§ **Entries**

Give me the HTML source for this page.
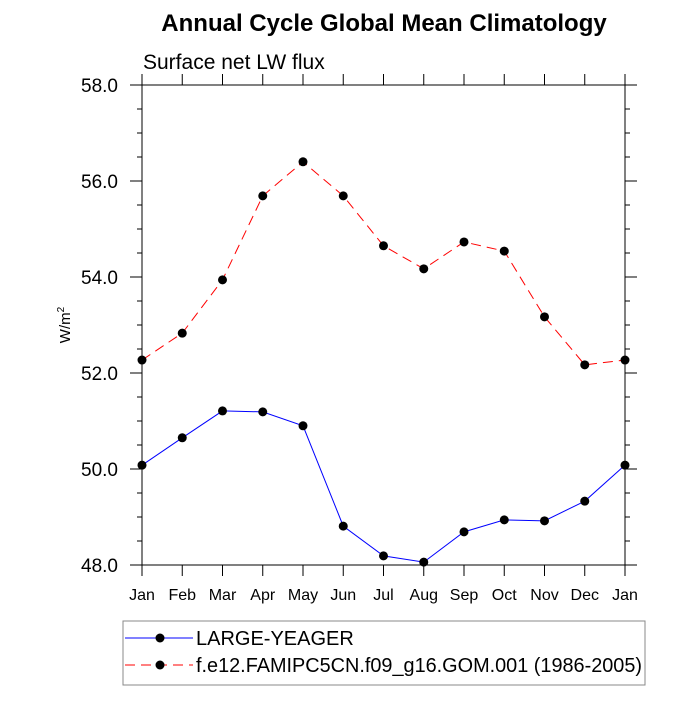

--

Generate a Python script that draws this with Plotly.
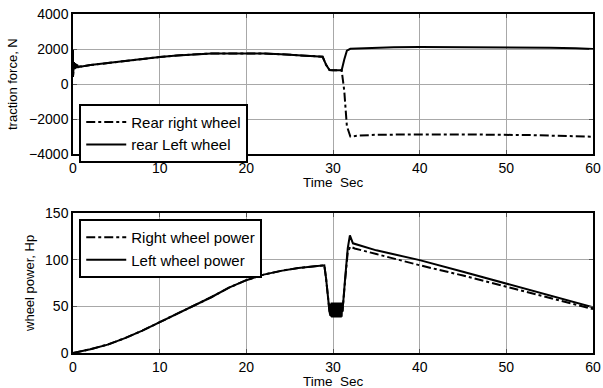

==

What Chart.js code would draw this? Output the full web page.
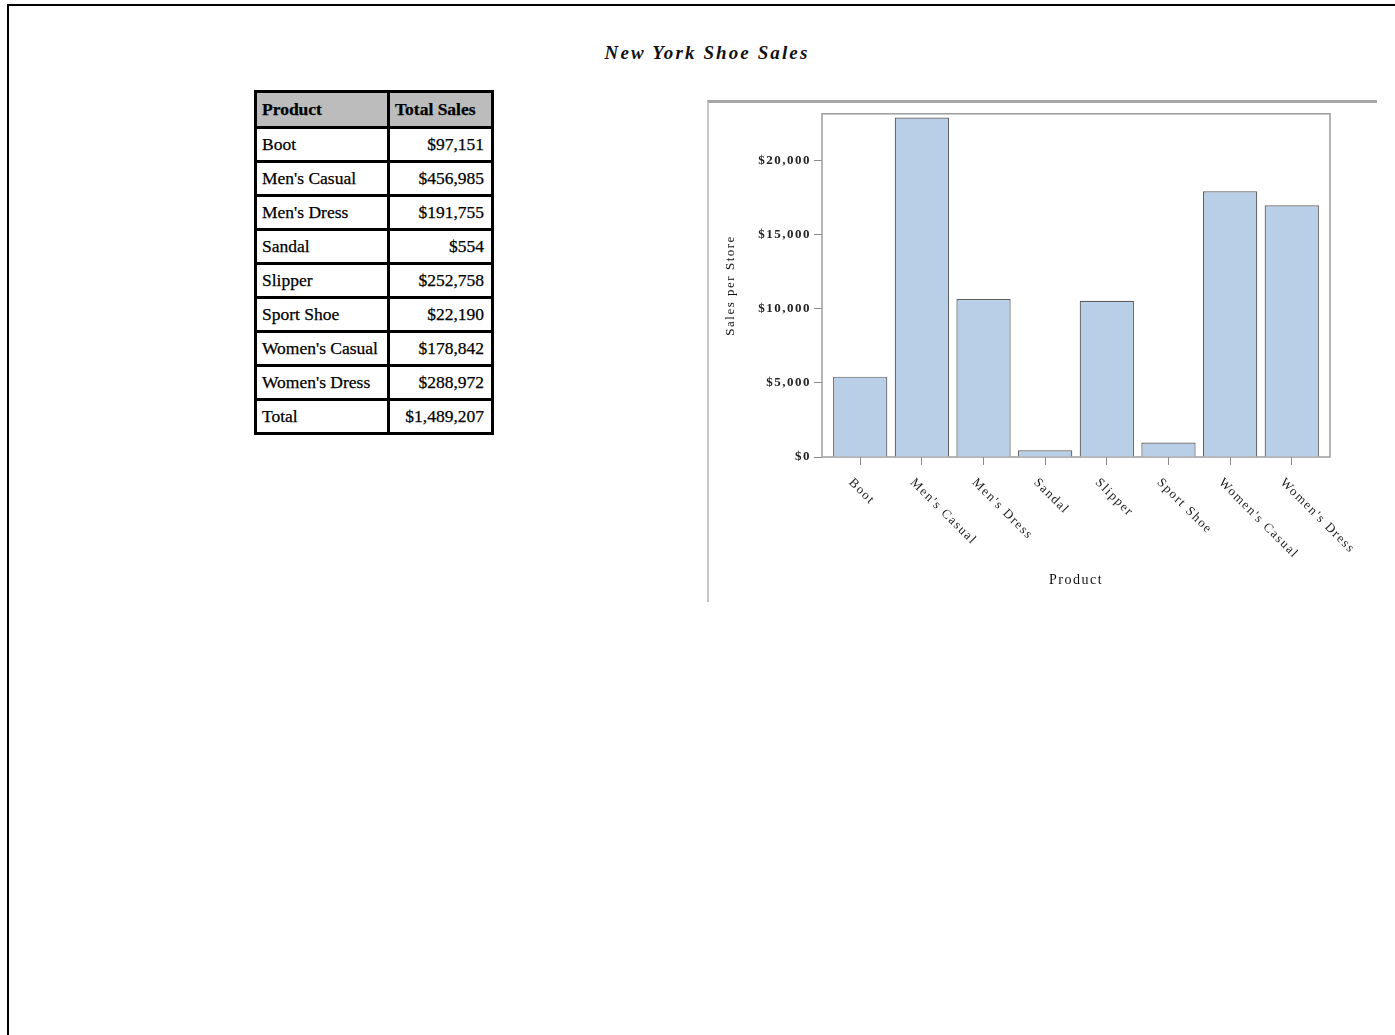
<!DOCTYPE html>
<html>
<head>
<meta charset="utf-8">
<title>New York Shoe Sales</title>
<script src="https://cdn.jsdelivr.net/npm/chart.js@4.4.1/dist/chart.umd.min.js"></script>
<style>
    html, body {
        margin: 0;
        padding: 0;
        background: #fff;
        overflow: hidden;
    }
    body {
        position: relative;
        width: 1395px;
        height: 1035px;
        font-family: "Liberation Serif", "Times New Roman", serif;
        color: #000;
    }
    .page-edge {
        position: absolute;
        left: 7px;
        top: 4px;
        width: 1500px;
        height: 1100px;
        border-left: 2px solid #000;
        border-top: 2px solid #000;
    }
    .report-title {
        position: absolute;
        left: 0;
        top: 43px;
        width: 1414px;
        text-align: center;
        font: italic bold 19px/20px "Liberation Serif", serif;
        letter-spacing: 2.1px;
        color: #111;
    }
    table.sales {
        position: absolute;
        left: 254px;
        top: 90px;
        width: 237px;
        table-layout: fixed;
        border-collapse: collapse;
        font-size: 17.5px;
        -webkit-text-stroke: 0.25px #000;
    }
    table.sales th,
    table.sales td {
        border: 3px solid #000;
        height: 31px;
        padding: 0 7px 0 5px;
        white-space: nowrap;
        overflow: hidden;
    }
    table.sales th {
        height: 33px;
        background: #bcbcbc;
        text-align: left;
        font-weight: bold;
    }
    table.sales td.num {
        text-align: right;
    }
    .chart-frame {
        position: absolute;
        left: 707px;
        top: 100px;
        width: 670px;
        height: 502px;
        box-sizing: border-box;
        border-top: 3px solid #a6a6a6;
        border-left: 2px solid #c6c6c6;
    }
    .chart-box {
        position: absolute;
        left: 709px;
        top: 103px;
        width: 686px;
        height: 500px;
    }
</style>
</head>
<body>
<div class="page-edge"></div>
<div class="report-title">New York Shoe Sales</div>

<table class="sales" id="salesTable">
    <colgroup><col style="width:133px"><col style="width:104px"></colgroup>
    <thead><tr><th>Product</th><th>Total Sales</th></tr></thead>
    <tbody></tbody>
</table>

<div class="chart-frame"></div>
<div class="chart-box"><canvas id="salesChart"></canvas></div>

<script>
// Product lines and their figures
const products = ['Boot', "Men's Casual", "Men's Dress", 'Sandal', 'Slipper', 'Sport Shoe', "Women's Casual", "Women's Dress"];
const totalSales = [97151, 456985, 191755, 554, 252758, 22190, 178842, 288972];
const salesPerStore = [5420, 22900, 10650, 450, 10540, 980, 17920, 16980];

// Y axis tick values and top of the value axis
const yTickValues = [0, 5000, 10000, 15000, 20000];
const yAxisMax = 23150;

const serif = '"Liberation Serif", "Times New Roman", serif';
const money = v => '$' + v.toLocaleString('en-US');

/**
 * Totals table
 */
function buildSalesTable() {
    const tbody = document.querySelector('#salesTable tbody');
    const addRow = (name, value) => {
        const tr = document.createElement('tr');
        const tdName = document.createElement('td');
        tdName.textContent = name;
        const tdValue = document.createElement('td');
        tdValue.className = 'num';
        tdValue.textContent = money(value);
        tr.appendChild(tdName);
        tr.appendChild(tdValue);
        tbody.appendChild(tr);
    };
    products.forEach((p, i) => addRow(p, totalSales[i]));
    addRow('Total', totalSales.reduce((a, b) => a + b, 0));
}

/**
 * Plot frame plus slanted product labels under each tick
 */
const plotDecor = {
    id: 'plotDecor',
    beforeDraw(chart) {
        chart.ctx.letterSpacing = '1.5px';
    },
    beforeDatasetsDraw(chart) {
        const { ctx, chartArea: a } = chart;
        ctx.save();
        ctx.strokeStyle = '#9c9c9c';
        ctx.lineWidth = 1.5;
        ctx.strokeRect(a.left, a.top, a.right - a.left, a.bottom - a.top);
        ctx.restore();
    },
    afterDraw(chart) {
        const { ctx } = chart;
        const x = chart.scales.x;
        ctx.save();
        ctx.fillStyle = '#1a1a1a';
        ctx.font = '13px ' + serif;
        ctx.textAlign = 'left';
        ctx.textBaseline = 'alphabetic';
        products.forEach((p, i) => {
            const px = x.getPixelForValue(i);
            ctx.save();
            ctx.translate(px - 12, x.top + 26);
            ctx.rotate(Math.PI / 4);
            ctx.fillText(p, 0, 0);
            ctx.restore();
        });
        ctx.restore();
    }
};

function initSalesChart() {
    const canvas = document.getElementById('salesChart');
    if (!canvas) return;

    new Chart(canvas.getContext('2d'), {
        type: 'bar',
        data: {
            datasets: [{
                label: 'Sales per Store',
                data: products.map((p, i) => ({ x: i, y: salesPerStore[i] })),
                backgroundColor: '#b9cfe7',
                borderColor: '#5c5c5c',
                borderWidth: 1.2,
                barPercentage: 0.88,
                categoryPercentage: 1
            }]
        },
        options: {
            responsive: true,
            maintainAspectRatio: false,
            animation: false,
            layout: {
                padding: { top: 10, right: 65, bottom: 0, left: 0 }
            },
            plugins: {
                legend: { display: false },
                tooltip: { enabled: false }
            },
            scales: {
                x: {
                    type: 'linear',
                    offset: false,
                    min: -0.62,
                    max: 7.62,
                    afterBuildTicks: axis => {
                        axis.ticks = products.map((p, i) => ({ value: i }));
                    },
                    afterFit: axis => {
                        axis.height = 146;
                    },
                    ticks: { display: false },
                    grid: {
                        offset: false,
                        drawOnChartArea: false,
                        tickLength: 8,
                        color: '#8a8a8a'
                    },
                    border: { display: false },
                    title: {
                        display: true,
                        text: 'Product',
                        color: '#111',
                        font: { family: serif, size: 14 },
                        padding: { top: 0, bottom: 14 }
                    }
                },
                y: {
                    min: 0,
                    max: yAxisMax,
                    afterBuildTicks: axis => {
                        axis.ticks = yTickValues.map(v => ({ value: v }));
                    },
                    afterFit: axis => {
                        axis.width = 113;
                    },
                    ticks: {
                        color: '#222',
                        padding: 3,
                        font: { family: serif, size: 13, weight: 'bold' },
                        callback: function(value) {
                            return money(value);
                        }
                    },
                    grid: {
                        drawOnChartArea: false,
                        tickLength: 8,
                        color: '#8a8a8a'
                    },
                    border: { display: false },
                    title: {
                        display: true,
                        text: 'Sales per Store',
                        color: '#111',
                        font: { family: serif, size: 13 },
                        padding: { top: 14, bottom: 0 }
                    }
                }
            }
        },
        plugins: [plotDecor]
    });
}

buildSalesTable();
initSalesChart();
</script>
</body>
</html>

§ **Task objective**
Gather all lines where the word "page" appears.

§ **The completed task**
Give me the HTML source for this page.
What Chart.js code would draw this? Output the full web page.
    .page-edge {
<div class="page-edge"></div>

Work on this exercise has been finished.